この考え方は、現代社会の「自立した個人」とは、逆の考え方です。自立した個人というのは、誰にも頼らず、強く、自分の能力を発揮して、やりたいことやって生きていく、という価値観だと思いますが。僕は、そういう「自立した個人」の文化が、あまり好きじゃないんです。それは結局のところ、死の不安から逃れられないんじゃないか、と思うので。根本的に、人間を幸せにしないだろうな、と思うのです。

これに関して、堀江貴文さんの考え方が面白くて、あの方の解決策は「忙しく、毎日を楽しく過ごしていれば、死の不安から逃れられる」というものなんですが。でもいつか、死には追いつかれるので、逃げてはいるけど、絶対に逃げられないんですよね。肉体は永続しないので。自立した個人というのは、死が間近に来た時に、不幸になってしまうんじゃ無いかと思うのです。

僕は「自我を拡大していき、自己の存在を薄めていく」方が、人間はハッピーになれるんじゃないか、と思っているんです。

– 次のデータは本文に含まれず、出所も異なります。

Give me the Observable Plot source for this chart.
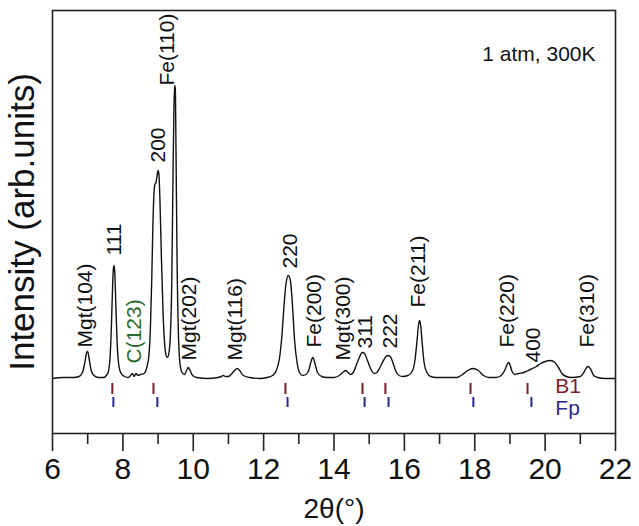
<!DOCTYPE html>
<html>
<head>
<meta charset="utf-8">
<script src="https://cdn.jsdelivr.net/npm/d3@7"></script>
<script src="https://cdn.jsdelivr.net/npm/@observablehq/plot@0.6"></script>
<style>
  html, body { margin: 0; padding: 0; background: #fff; }
  #chart svg { display: block; }
</style>
</head>
<body>
<div id="chart"></div>
<script>
// Diffraction pattern (2θ in degrees, intensity in arb. units)
const twoTheta = [6.0,6.3,6.6,6.75,6.85,6.92,6.97,7.0,7.04,7.1,7.18,7.3,7.45,7.53,7.58,7.63,7.67,7.7,7.73,7.75,7.77,7.8,7.84,7.89,7.95,8.05,8.15,8.22,8.27,8.32,8.37,8.43,8.5,8.6,8.68,8.74,8.78,8.82,8.85,8.88,8.91,8.94,8.97,9.0,9.02,9.05,9.09,9.14,9.19,9.24,9.27,9.31,9.35,9.39,9.42,9.45,9.47,9.49,9.51,9.54,9.58,9.62,9.68,9.75,9.81,9.86,9.91,9.98,10.1,10.4,10.7,10.8,10.85,10.92,11.0,11.1,11.2,11.26,11.32,11.42,11.6,11.9,12.1,12.25,12.35,12.45,12.52,12.58,12.64,12.7,12.76,12.82,12.88,12.95,13.02,13.1,13.2,13.28,13.34,13.4,13.46,13.53,13.65,13.8,14.0,14.15,14.25,14.33,14.4,14.47,14.55,14.63,14.72,14.8,14.87,14.95,15.05,15.15,15.22,15.32,15.42,15.52,15.6,15.68,15.76,15.85,15.95,16.1,16.22,16.3,16.36,16.4,16.43,16.46,16.5,16.56,16.64,16.75,16.9,17.2,17.5,17.65,17.8,17.95,18.1,18.25,18.4,18.6,18.75,18.85,18.92,18.96,19.0,19.06,19.14,19.24,19.4,19.58,19.75,19.87,20.0,20.15,20.28,20.38,20.48,20.6,20.75,21.0,21.1,21.18,21.23,21.3,21.38,21.5,21.7,22.0];
const intensity = [0,1,1,2,6,16,26,27,20,8,3,1,1,3,6,18,48,83,110,113,106,73,33,12,5,2,1,3,5,2,5,3,4,5,11,23,48,98,148,183,194,196,202,208,206,183,128,68,33,22,21,26,43,98,188,268,293,290,228,118,43,16,6,4,8,11,8,3,1,0,1,2,3,2,2,5,9,10,8,3,1,0,1,3,7,20,43,73,96,103,98,73,38,16,6,3,4,8,16,21,15,6,2,1,1,3,6,8,6,4,6,13,21,26,25,18,9,5,6,12,19,23,22,15,7,3,2,3,7,18,38,53,58,54,38,16,6,2,1,1,1,4,8,10,8,3,1,1,3,8,14,16,14,7,4,5,6,9,12,15,17,18,16,11,5,2,1,2,6,11,12,9,3,1,0,0];

// Reflection markers
const b1Positions = [7.70, 8.87, 12.62, 14.81, 15.46, 17.88, 19.50];
const fpPositions = [7.73, 8.98, 12.68, 14.87, 15.55, 17.96, 19.61];
const phaseNames = ["B1", "Fp"];
const phaseColors = ["#7a1f2b", "#2b2a8c"];

// Peak annotations (2θ, intensity where the label starts)
const peakLabels = ["Mgt(104)","111","C(123)","200","Fe(110)","Mgt(202)","Mgt(116)","220","Fe(200)","Mgt(300)","311","222","Fe(211)","Fe(220)","400","Fe(310)"];
const peakLabelTheta = [6.94,7.76,8.33,9.01,9.27,9.89,11.20,12.76,13.45,14.27,14.89,15.60,16.40,18.93,19.67,21.20];
const peakLabelI = [31,123,15,216,293,18,18,110,31,18,30,30,71,31,16,31];
const peakLabelColor = ["#111","#111","#2d6b2d","#111","#111","#111","#111","#111","#111","#111","#111","#111","#111","#111","#111","#111"];

const xMajor = [6, 8, 10, 12, 14, 16, 18, 20, 22];
const xMinor = [7, 9, 11, 13, 15, 17, 19, 21];

const pattern = twoTheta.map((t, i) => ({t, I: intensity[i]}));
const labels = peakLabels.map((s, i) => ({s, t: peakLabelTheta[i], I: peakLabelI[i], c: peakLabelColor[i]}));
const ticks = [
  ...b1Positions.map(t => ({t, y1: -5, y2: -16, c: phaseColors[0]})),
  ...fpPositions.map(t => ({t, y1: -19, y2: -29, c: phaseColors[1]}))
];
const legend = phaseNames.map((s, i) => ({s, t: 20.29, I: i === 0 ? -14 : -36, c: phaseColors[i]}));

const FONT = "'Liberation Sans', Arial, Helvetica, sans-serif";

const chart = Plot.plot({
  width: 639,
  height: 526,
  marginLeft: 52,
  marginRight: 24,
  marginTop: 10,
  marginBottom: 93,
  style: {fontFamily: FONT, color: "#111", background: "#fff", overflow: "visible"},
  x: {domain: [6, 22]},
  y: {domain: [-55, 368], axis: null},
  marks: [
    Plot.line(pattern, {x: "t", y: "I", stroke: "#111", strokeWidth: 1.4, curve: "monotone-x"}),
    Plot.ruleX(ticks, {x: "t", y1: "y1", y2: "y2", stroke: "c", strokeWidth: 2}),
    Plot.text(legend, {x: "t", y: "I", text: "s", fill: "c", textAnchor: "start", lineAnchor: "bottom", fontSize: 21}),
    Plot.text(labels, {x: "t", y: "I", text: "s", fill: "c", rotate: -90, textAnchor: "start", lineAnchor: "middle", fontSize: 21}),
    Plot.text(["1 atm, 300K"], {frameAnchor: "top-right", dx: -20, dy: 50, textAnchor: "end", lineAnchor: "bottom", fontSize: 21, fill: "#111"}),
    Plot.axisX({ticks: xMajor, tickSize: 18, tickPadding: 6, fontSize: 30, label: null, stroke: "#222", strokeWidth: 1.6, fill: "#111"}),
    Plot.axisX({ticks: xMinor, tickSize: 11, tickFormat: () => "", label: null, stroke: "#222", strokeWidth: 1.6}),
    Plot.text(["2θ(°)"], {frameAnchor: "bottom", dy: 65, lineAnchor: "top", fontSize: 28, fill: "#111"}),
    Plot.text(["Intensity (arb.units)"], {frameAnchor: "left", dx: -30, rotate: -90, textAnchor: "middle", lineAnchor: "middle", fontSize: 35, fill: "#111"}),
    Plot.frame({stroke: "#222", strokeWidth: 1.6})
  ]
});
document.getElementById("chart").appendChild(chart);
</script>
</body>
</html>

共同体の考え方です。そこには「自立した個人」は無くって、お互い、頼りあって、支え合って、生きていく人間集団があるんです。で、この人間集団も、永遠に続くことも無いと思うんだけど、自己の肉体よりは、永続しますから。まだ、マシなんじゃなかろうか、と思うのです。

さて、もっと自我を拡大させると、「全人類」とか「地球生命」みたいな方向に、いくわけですが。これは、100人の共同体よりも、もっと永続性が高い。また、神様やお金といった概念よりも、実体がありますから、リアルに感じやすい。つまり、信じやすい。しかし、これも「意識的」にやらないと、難しい。人間のDNAで自然にできる、つまり、楽にできるのは100人ぐらいの集団までであって、全人類に自我を拡大させるっていうのは、ガンジーレベルの話ですから。できりゃいいんですけど、難しいですわね。

最後にもう一つ、余談を入れるけれども。政治がいつもうまく行かないのは、政治ってのは、全国民、数千万人とか数億人に自我を拡大させなきゃいけないから、です。でも、これは難しいんですね。普通、親しい100人ぐらいを贔屓したくなりますから。贔屓であり、別の表現で言えば、愛情なんですけれども。なので逆説的に言えば、全員を愛することは、誰も愛さない、ってことでもあるんです。そういうことをやるのが政治なので、難しいんですよね。はい。またあした。CIAO。